Women at Work: How GM is Changing the Auto Industry
- GM plant in Rayong receives visit from Alicia Boler-Davis, head of Global Quality & Customer Experience
- GM and Chevrolet in Thailand employ many women in prominent and important roles from manufacturing to marketing
- Women represent 25 percent of the employees at GM Thailand, GM Powertrain and Chevrolet Sales Thailand – higher than industry average
RAYONG, THAILAND – When it comes to promoting the professional development of women in the auto industry, General Motors is an acknowledged leader, best exemplified by Mary Barra’s 30-year rise from entry-level engineer to CEO and head of the company.
Barra, who visited GM’s Rayong plant earlier this year, relies on several women on her senior leadership team to lead significant areas of the business in an industry long dominated by men. Among the many women in prominent positions at GM is Senior Vice President of Global Quality and Customer Experience Alicia Boler-Davis, who recently visited GM Thailand’s Rayong plant as well.
Educated as a chemical engineer, Boler-Davis became GM’s first female African-American plant manager in 2007 and is today widely considered one of the industry’s foremost authorities on vehicle quality and customer experience. She recently received the 2014 Technologist of the Year award, which was the highest honor bestowed at the 19th Annual Women of Color Science, Technology, Engineering and Math (STEM) Conference in Detroit, USA.
Under Boler-Davis’s leadership, GM has won more initial quality awards in the United States of America than any other automaker two years in a row, according to a leading third-party consumer study.

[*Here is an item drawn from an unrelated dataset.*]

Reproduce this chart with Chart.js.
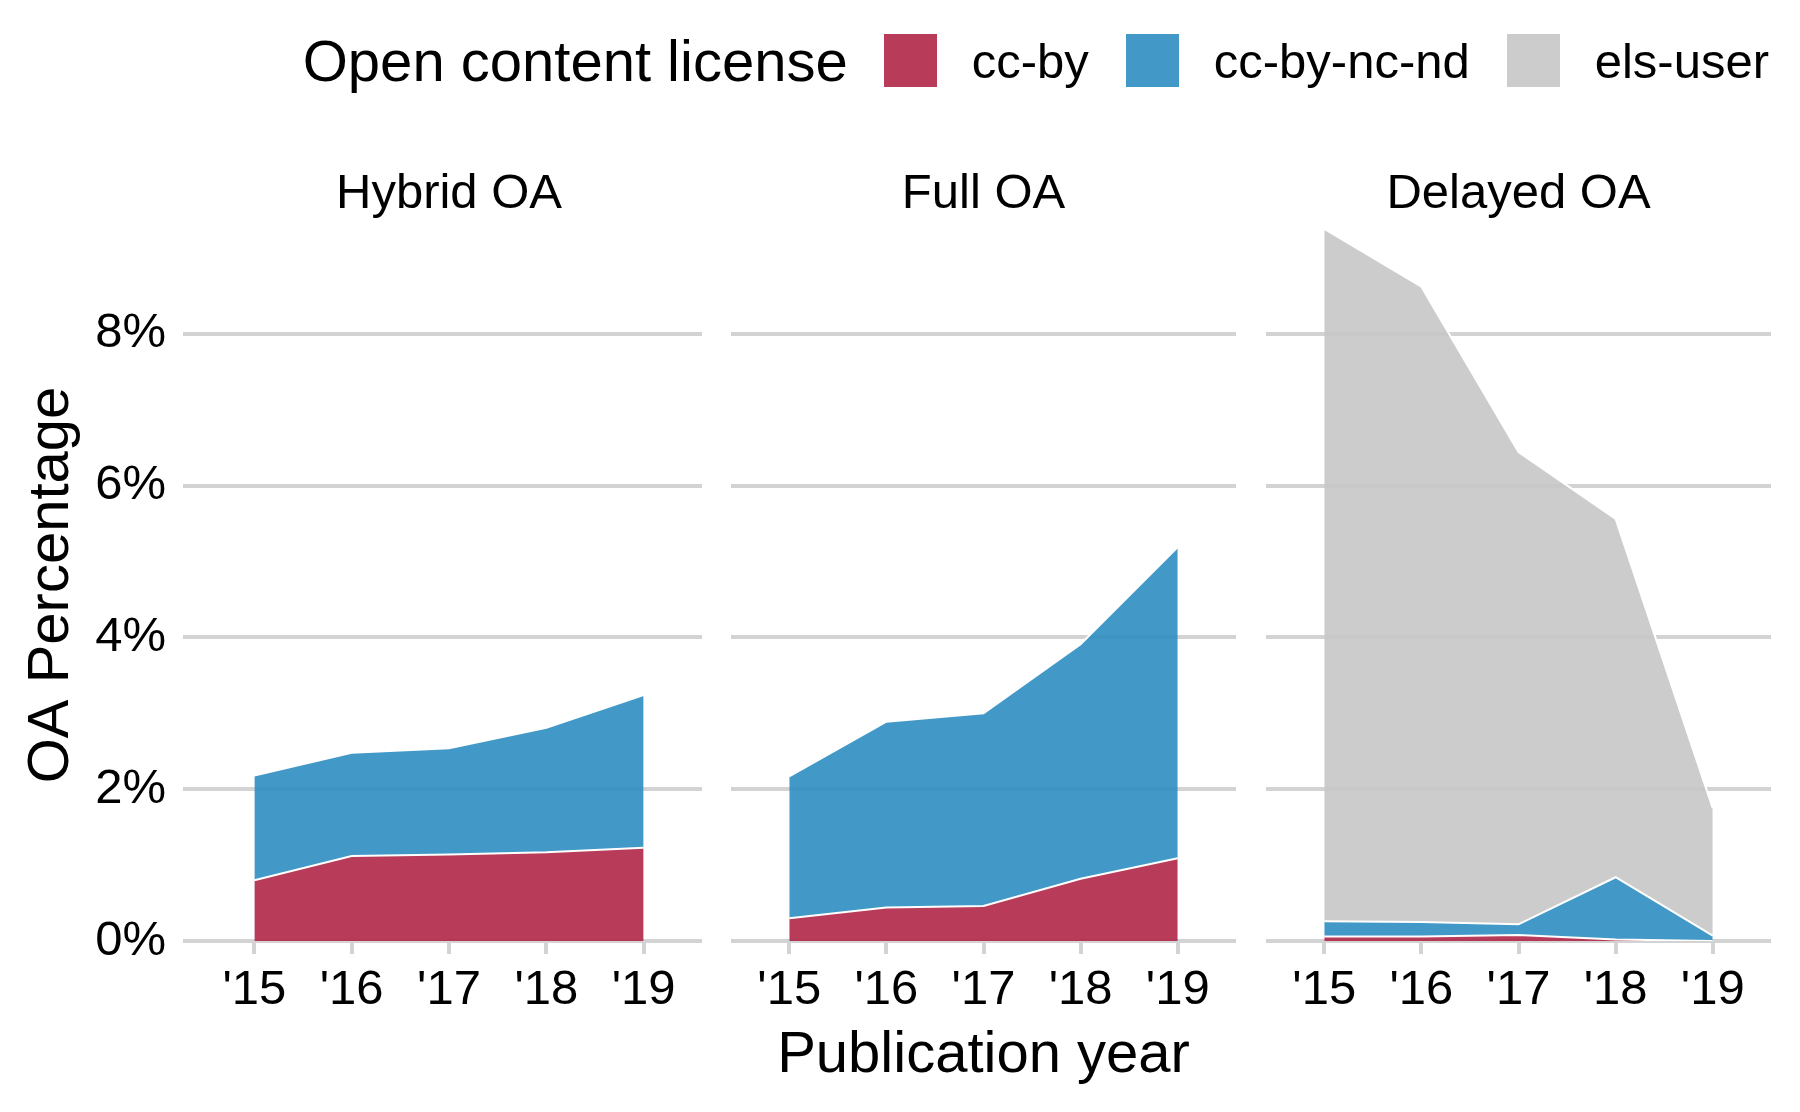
<!DOCTYPE html>
<html><head><meta charset="utf-8">
<script src="https://cdn.jsdelivr.net/npm/chart.js@4.4.1/dist/chart.umd.min.js"></script>
<style>
html,body{margin:0;padding:0;background:#fff;}
#wrap{position:relative;width:1800px;height:1112px;overflow:hidden;font-family:"Liberation Sans",Arial,sans-serif;color:#000;}
.panel{position:absolute;top:0;height:1112px;}
#legend{position:absolute;top:34px;right:31px;height:53px;display:flex;align-items:center;white-space:nowrap;}
#legend .ttl{font-size:58px;margin-right:36px;}
#legend .box{width:53px;height:53px;margin-right:35px;flex:none;}
#legend .lab{font-size:49px;}
</style></head>
<body><div id="wrap">
<div id="legend"></div>
<div class="panel" style="left:0;width:720px"><canvas id="c0"></canvas></div>
<div class="panel" style="left:720px;width:540px"><canvas id="c1"></canvas></div>
<div class="panel" style="left:1260px;width:540px"><canvas id="c2"></canvas></div>
</div>
<script>
// ---- data ----
const yearLabels = ["'15", "'16", "'17", "'18", "'19"];
const panelTitles = ["Hybrid OA", "Full OA", "Delayed OA"];
const licenseNames = ["cc-by", "cc-by-nc-nd", "els-user"];
const licenseColors = ["rgba(176,39,72,0.9)", "rgba(46,142,194,0.9)", "rgba(198,198,198,0.9)"];
const yTickValues = [0, 2, 4, 6, 8];
const legendTitle = "Open content license";
const xAxisTitle = "Publication year";
const yAxisTitle = "OA Percentage";

const hybridCcBy      = [0.80, 1.12, 1.14, 1.17, 1.23];
const hybridCcByNcNd  = [1.38, 1.36, 1.40, 1.64, 2.01];
const fullCcBy        = [0.30, 0.44, 0.46, 0.82, 1.09];
const fullCcByNcNd    = [1.87, 2.45, 2.54, 3.09, 4.10];
const delayedCcBy     = [0.06, 0.06, 0.08, 0.02, 0.00];
const delayedCcByNcNd = [0.20, 0.19, 0.14, 0.82, 0.07];
const delayedElsUser  = [9.12, 8.37, 6.22, 4.72, 1.68];

const panelSeries = [
  [hybridCcBy, hybridCcByNcNd, null],
  [fullCcBy, fullCcByNcNd, null],
  [delayedCcBy, delayedCcByNcNd, delayedElsUser]
];

// ---- styling ----
Chart.defaults.font.family = '"Liberation Sans", Arial, sans-serif';
Chart.defaults.color = '#000';
const gridColor = '#d3d3d3';
const gridWidth = 4;
const padL = [0, 11, 6];
const padR = [18, 24, 29];

let yMax = 0;
panelSeries.forEach(series => {
  yearLabels.forEach((_, j) => {
    let s = 0;
    series.forEach(v => { if (v) s += v[j]; });
    yMax = Math.max(yMax, s);
  });
});

// ---- legend ----
const legend = document.getElementById('legend');
const lt = document.createElement('span');
lt.className = 'ttl'; lt.textContent = legendTitle;
legend.appendChild(lt);
licenseNames.forEach((name, k) => {
  const b = document.createElement('span');
  b.className = 'box'; b.style.background = licenseColors[k];
  legend.appendChild(b);
  const l = document.createElement('span');
  l.className = 'lab'; l.textContent = name;
  if (k < licenseNames.length - 1) l.style.marginRight = '37px';
  legend.appendChild(l);
});

// ---- charts ----
function makeChart(i) {
  const datasets = [];
  panelSeries[i].forEach((vals, k) => {
    if (!vals) return;
    datasets.push({
      label: licenseNames[k],
      data: vals.map((v, j) => ({x: j, y: v})),
      backgroundColor: licenseColors[k],
      borderColor: '#ffffff',
      borderWidth: 2,
      fill: datasets.length === 0 ? 'origin' : '-1',
      pointRadius: 0,
      tension: 0
    });
  });
  new Chart(document.getElementById('c' + i), {
    type: 'line',
    data: {datasets},
    options: {
      responsive: true,
      maintainAspectRatio: false,
      animation: false,
      devicePixelRatio: 1,
      layout: {padding: {top: 165.4, bottom: 0, left: padL[i], right: padR[i]}},
      plugins: {
        legend: {display: false},
        tooltip: {enabled: false},
        title: {
          display: true, text: panelTitles[i], fullSize: false,
          font: {size: 49, weight: 'normal'}, color: '#000',
          padding: {top: 0, bottom: 4.8}
        }
      },
      scales: {
        x: {
          type: 'linear', min: -0.6, max: 4.6,
          afterBuildTicks: s => { s.ticks = yearLabels.map((_, j) => ({value: j})); },
          ticks: {callback: (v, idx) => yearLabels[idx], font: {size: 49}, padding: 7,
                  color: '#000', maxRotation: 0, autoSkip: false},
          grid: {drawOnChartArea: false, drawTicks: true, tickLength: 13, color: gridColor, lineWidth: gridWidth},
          border: {display: false},
          title: {display: i === 1, text: xAxisTitle, font: {size: 58}, color: '#000', padding: {top: 0, bottom: 21}},
          afterFit: s => { s.height = 171; }
        },
        y: {
          stacked: true, min: 0, max: yMax,
          afterBuildTicks: s => { s.ticks = yTickValues.map(v => ({value: v})); },
          ticks: {display: i === 0, callback: (v, idx) => yTickValues[idx] + '%', font: {size: 49}, padding: 17, color: '#000'},
          grid: {color: gridColor, lineWidth: gridWidth, drawTicks: i === 0, tickLength: 13},
          border: {display: false},
          title: {display: i === 0, text: yAxisTitle, font: {size: 58}, color: '#000', padding: {top: 17, bottom: 0}},
          afterFit: s => { s.width = i === 0 ? 196 : 0; }
        }
      }
    }
  });
}
[0, 1, 2].forEach(makeChart);
</script>
</body></html>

“It has been a great honor showing Alicia our operations,” said Ms. Unchana Surathikhajon, director of GM Thailand and Southeast Asia Warranty, Customer Satisfaction and Regional Quality. “As a woman, I am glad to have a role model in the company who fully supports my area of work and truly appreciates our achievements to provide Chevrolet customers with the best products and services. I’m very encouraged to know that GM strongly promotes the professional development of women.”
A reality that Ms. Sakuna Thikhapanya, manager of Quality Assurance for GM Southeast Asia, also appreciates. ”During our talks, Alicia not only focused on business matters, she also shared personal thoughts highlighting the values of character, courage and commitment. The character to know yourself and pursue your passion. The courage to take risk and try new things. And the commitment to persevere no matter how tough the challenge is. This is great advice for all women – and men – working at GM in Thailand.”
According to non-profit Catalyst, women currently hold 6 of the 24 corporate officer positions at GM – more than the typical Fortune 500 company. Women also hold 4 of 14 seats on GM’s board of directors, more than most comparable companies.
As of 2010, women made up just less than 21 percent of all employees in the auto industry. But today approximately 25 percent of the employees at GM Thailand, GM Powertrain and Chevrolet Sales Thailand are women, working in high-profile positions and areas, such as engineering, launch operations, quality assurance, franchise development and marketing.
The move to have more women in decision-making roles at GM makes business sense. According to a 2011 Nielsen report, women make or help make as many vehicle purchase decisions as men, both in Thailand and around the world.
“By having women in a multitude of roles across the enterprise, we are better able to deliver products that meet the needs of all of our customers,” said Boler-Davis, who is married with two children.
Of the challenges women face in the industry, Boler-Davis said: “Being a woman in a male-dominated industry starts with a personal commitment to excel and have the tenacity to deal with adversity. By demonstrating that commitment and tenacity to others by doing excellent work any question of whether you belong or not quickly falls away.
“However, it takes more than personal commitment. It also takes a corporate culture that recognizes and rewards those who work the hardest and smartest to deliver great products and experiences for customers and positive results for the company – regardless of gender, race or sexual orientation. GM does that better than many companies in the auto industry.”